As to HIV/AIDS specifically, it’s extraordinarily unlikely that the dogma will be abandoned because of research or publication or critical thinking or re-thinking within the mainstream. Much more likely, it will be overturned under pressure from outside sources: perhaps political, because of the inordinate, disproportionate, and unproductive expenditures; perhaps legal, if enough “HIV-positive” people damaged by “antiretroviral therapy” win enough and sufficiently important court actions; or perhaps, again legal, if someone charged with transmitting HIV manages to bring the court to look at the scientific evidence; or if someone prominent enough among black leaders comes to realize that people of African ancestry are being disproportionately subjected, without good reason, to toxic medications; or if someone powerful enough in the major media becomes so interested as to actually look into the facts.
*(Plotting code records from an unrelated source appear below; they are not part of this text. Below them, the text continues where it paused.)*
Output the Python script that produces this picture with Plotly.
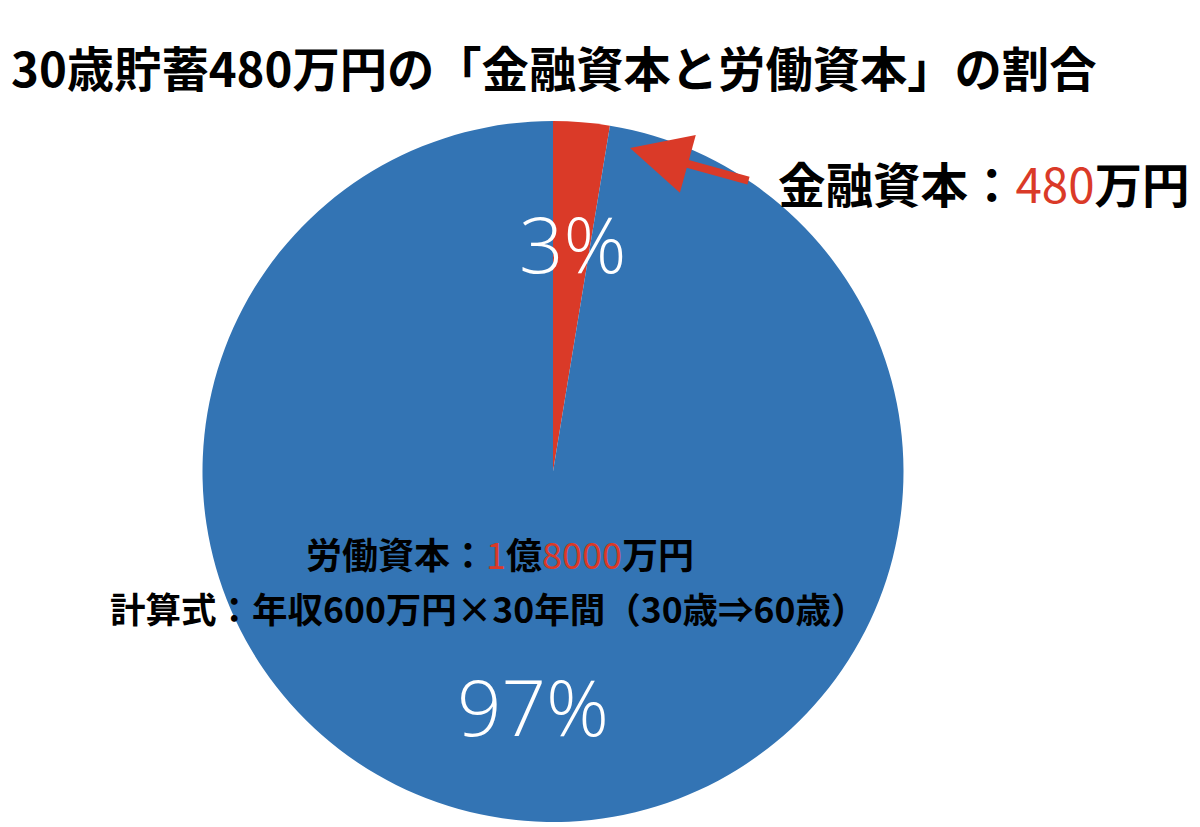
import plotly.graph_objects as go

# data
labels = ["金融資本", "労働資本"]
values = [480, 18000]          # 万円
colors = ["#DA3A28", "#3374B4"]

title_text = "30歳貯蓄480万円の「金融資本と労働資本」の割合"
fin_label = "金融資本："
fin_amount = "480"
labor_label = "労働資本："
formula = "計算式：年収600万円×30年間（30歳⇒60歳）"

W, H = 1200, 827
OFF = 8  # page body margin
def px(x): return (x - OFF) / W
def py(y): return 1 - (y - OFF) / H

total = sum(values)
pcts = [f"{round(v / total * 100)}%" for v in values]

CJK = "Noto Sans CJK JP"

fig = go.Figure(go.Pie(
    labels=labels, values=values,
    marker=dict(colors=colors, line=dict(width=0)),
    sort=False, direction="clockwise", rotation=0,
    textinfo="none", hoverinfo="label+value+percent",
    showlegend=False,
    domain=dict(x=[px(553 - 351), px(553 + 351)], y=[py(822), py(121)]),
))

ann = []
# title
ann.append(dict(text=title_text, x=px(9), y=py(67), xanchor="left", yanchor="middle",
                font=dict(family=CJK, size=47.3, color="black", weight="bold")))
# financial capital label
ann.append(dict(text=f"{fin_label}<span style='color:{colors[0]};font-weight:normal'>{fin_amount}</span>万円",
                x=px(776), y=py(183), xanchor="left", yanchor="middle",
                font=dict(family=CJK, size=47.5, color="black", weight="bold")))
# arrow
ann.append(dict(text="", x=px(630), y=py(148), xref="paper", yref="paper",
                showarrow=True, ax=120, ay=33, arrowhead=2, arrowsize=1.5,
                arrowwidth=8, arrowcolor=colors[0]))
# labor capital
ann.append(dict(text=f"{labor_label}<span style='color:{colors[0]};font-weight:normal'>1</span>億"
                     f"<span style='color:{colors[0]};font-weight:normal'>8000</span>万円",
                x=px(500), y=py(553), xanchor="center", yanchor="middle",
                font=dict(family=CJK, size=36, color="black", weight="bold")))
ann.append(dict(text=formula, x=px(488), y=py(607), xanchor="center", yanchor="middle",
                font=dict(family=CJK, size=35.5, color="black", weight="bold")))
# percents
ann.append(dict(text=pcts[0], x=px(572), y=py(243), xanchor="center", yanchor="middle",
                font=dict(family="Open Sans", size=78, color="white", weight=300)))
ann.append(dict(text=pcts[1], x=px(533), y=py(706), xanchor="center", yanchor="middle",
                font=dict(family="Open Sans", size=78, color="white", weight=300)))

for a in ann:
    a.setdefault("showarrow", False)
    a.setdefault("xref", "paper")
    a.setdefault("yref", "paper")

fig.update_layout(
    width=W, height=H,
    margin=dict(l=0, r=0, t=0, b=0),
    paper_bgcolor="white", plot_bgcolor="white",
    annotations=ann,
)

fig.write_html("out.html")
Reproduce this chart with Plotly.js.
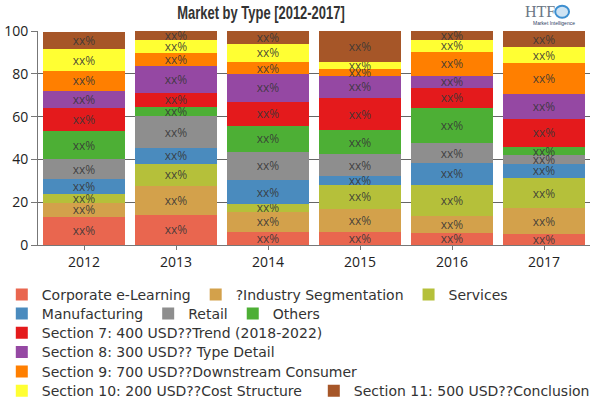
<!DOCTYPE html>
<html>
<head>
<meta charset="utf-8">
<script src="https://cdn.plot.ly/plotly-3.0.1.min.js"></script>
<style>
  html, body { margin: 0; padding: 0; background: #fff; }
  #chart { width: 600px; height: 400px; }
</style>
</head>
<body>
<div id="chart"></div>
<script>
// Years on the category axis
const years = ['2012', '2013', '2014', '2015', '2016', '2017'];

// Share of each type per year (%)
const corporateElearning = [13.2, 14.2, 6.1, 6.1, 5.8, 5.3];
const industrySegmentation = [6.6, 13.4, 9.5, 10.7, 7.9, 11.8];
const services = [4.0, 10.3, 3.4, 11.4, 14.5, 14.2];
const manufacturing = [7.0, 7.4, 11.4, 4.0, 10.0, 6.7];
const retail = [9.2, 15.0, 13.1, 10.3, 9.3, 4.0];
const others = [13.3, 4.3, 12.1, 11.2, 16.5, 3.8];
const section7 = [10.7, 6.4, 11.4, 15.0, 9.4, 13.1];
const section8 = [8.0, 12.6, 12.8, 10.3, 5.6, 11.7];
const section9 = [9.3, 6.3, 5.8, 3.2, 11.2, 14.3];
const section10 = [10.1, 5.9, 8.5, 3.5, 5.6, 7.5];
const section11 = [8.0, 4.2, 5.9, 14.3, 4.6, 7.6];

const seriesNames = [
  'Corporate e-Learning',
  '?Industry Segmentation',
  'Services',
  'Manufacturing',
  'Retail',
  'Others',
  'Section 7: 400 USD??Trend (2018-2022)',
  'Section 8: 300 USD?? Type Detail',
  'Section 9: 700 USD??Downstream Consumer',
  'Section 10: 200 USD??Cost Structure',
  'Section 11: 500 USD??Conclusion'
];
const seriesValues = [
  corporateElearning, industrySegmentation, services, manufacturing, retail,
  others, section7, section8, section9, section10, section11
];
const segmentLabel = 'xx%';

const colors = [
  '#E9664F', '#D3A14B', '#B5C03A', '#4A8BBE', '#8E8E8E', '#4DAF35',
  '#E41A1C', '#9548A3', '#FF7F00', '#FFFF33', '#A65628'
];

// Legend rows: which legend each series is listed in
const legendRow = ['legend', 'legend', 'legend', 'legend2', 'legend2', 'legend2',
  'legend3', 'legend4', 'legend5', 'legend6', 'legend7'];

const traces = seriesNames.map((name, i) => ({
  type: 'bar',
  name: name,
  x: years,
  y: seriesValues[i],
  text: years.map(() => segmentLabel),
  textposition: 'inside',
  insidetextanchor: 'middle',
  textangle: 0,
  constraintext: 'none',
  textfont: { family: 'Open Sans, sans-serif', size: 12, color: 'rgba(55,55,55,0.9)' },
  marker: { color: colors[i], line: { width: 0 } },
  legend: legendRow[i],
  hoverinfo: 'name+y'
}));

const legendFont = { family: 'DejaVu Sans, sans-serif', size: 14, color: '#333' };
const rowY = [0.263, 0.215, 0.167, 0.119, 0.070, 0.022];
function makeLegend(x, y) {
  return {
    orientation: 'h',
    xref: 'container', yref: 'container',
    x: x, xanchor: 'left',
    y: y, yanchor: 'middle',
    font: legendFont,
    bgcolor: 'rgba(0,0,0,0)',
    itemclick: false, itemdoubleclick: false,
    traceorder: 'normal'
  };
}

const layout = {
  width: 600,
  height: 400,
  margin: { l: 38, r: 10, t: 31, b: 155 },
  paper_bgcolor: '#fff',
  plot_bgcolor: '#fff',
  barmode: 'stack',
  bargap: 0.11,
  showlegend: true,
  title: {
    text: '<b>Market by Type [2012-2017]</b>',
    font: { family: 'Liberation Sans, sans-serif', size: 18, color: '#333', weight: 900 },
    x: 0.435, xanchor: 'center',
    y: 0.968, yanchor: 'middle'
  },
  xaxis: {
    type: 'category',
    showline: true, linecolor: '#777', linewidth: 1,
    ticks: 'outside', ticklen: 4, tickcolor: '#777',
    tickfont: { family: 'Open Sans, sans-serif', size: 14, color: '#222' },
    showgrid: false, fixedrange: true
  },
  yaxis: {
    range: [0, 100],
    dtick: 20,
    showline: true, linecolor: '#777', linewidth: 1,
    ticks: 'outside', ticklen: 6, tickcolor: '#777',
    tickfont: { family: 'Open Sans, sans-serif', size: 14, color: '#222' },
    showgrid: true, gridcolor: '#666', gridwidth: 1,
    zeroline: false, fixedrange: true
  },
  legend: makeLegend(0.003, rowY[0]),
  legend2: makeLegend(0.003, rowY[1]),
  legend3: makeLegend(0.003, rowY[2]),
  legend4: makeLegend(0.003, rowY[3]),
  legend5: makeLegend(0.003, rowY[4]),
  legend6: makeLegend(0.003, rowY[5]),
  legend7: makeLegend(0.523, rowY[5]),
  annotations: [
    {
      text: 'HTF', xref: 'paper', yref: 'paper', x: 0.909, y: 1.089,
      xanchor: 'center', yanchor: 'middle', showarrow: false,
      font: { family: 'Liberation Serif, serif', size: 16, color: '#6b7785' }
    },
    {
      text: 'Market Intelligence', xref: 'paper', yref: 'paper', x: 0.935, y: 1.038,
      xanchor: 'center', yanchor: 'middle', showarrow: false,
      font: { family: 'Liberation Sans, sans-serif', size: 5, color: '#2f3f5f' }
    }
  ],
  shapes: [
    {
      type: 'circle', xref: 'paper', yref: 'paper',
      x0: 0.937, x1: 0.962, y0: 1.062, y1: 1.118,
      line: { color: '#3d8fd0', width: 2 }, fillcolor: 'rgba(61,143,208,0.25)'
    }
  ]
};

// Narrow the heavy title so it reads like a condensed display face
function condenseTitle() {
  const t = document.querySelector('#chart .g-gtitle text');
  if (!t) return;
  const cx = parseFloat(t.getAttribute('x')) || 0;
  const s = 0.72;
  t.setAttribute('transform', 'translate(' + (cx * (1 - s)) + ',0) scale(' + s + ',1)');
}

Plotly.newPlot('chart', traces, layout, { displayModeBar: false }).then(condenseTitle);
</script>
</body>
</html>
Otherwise, I fear, the mainstream will just continue to fiddle with new medications, gradually continuing to make the treatments less toxic, and gradually extending the life-span of HAART-treated people to an average beyond the present middle forties. If that is the case, then it may take a horribly long time before the death toll from antiretroviral drugs becomes so obvious and widely known that the established view is finally held to public account.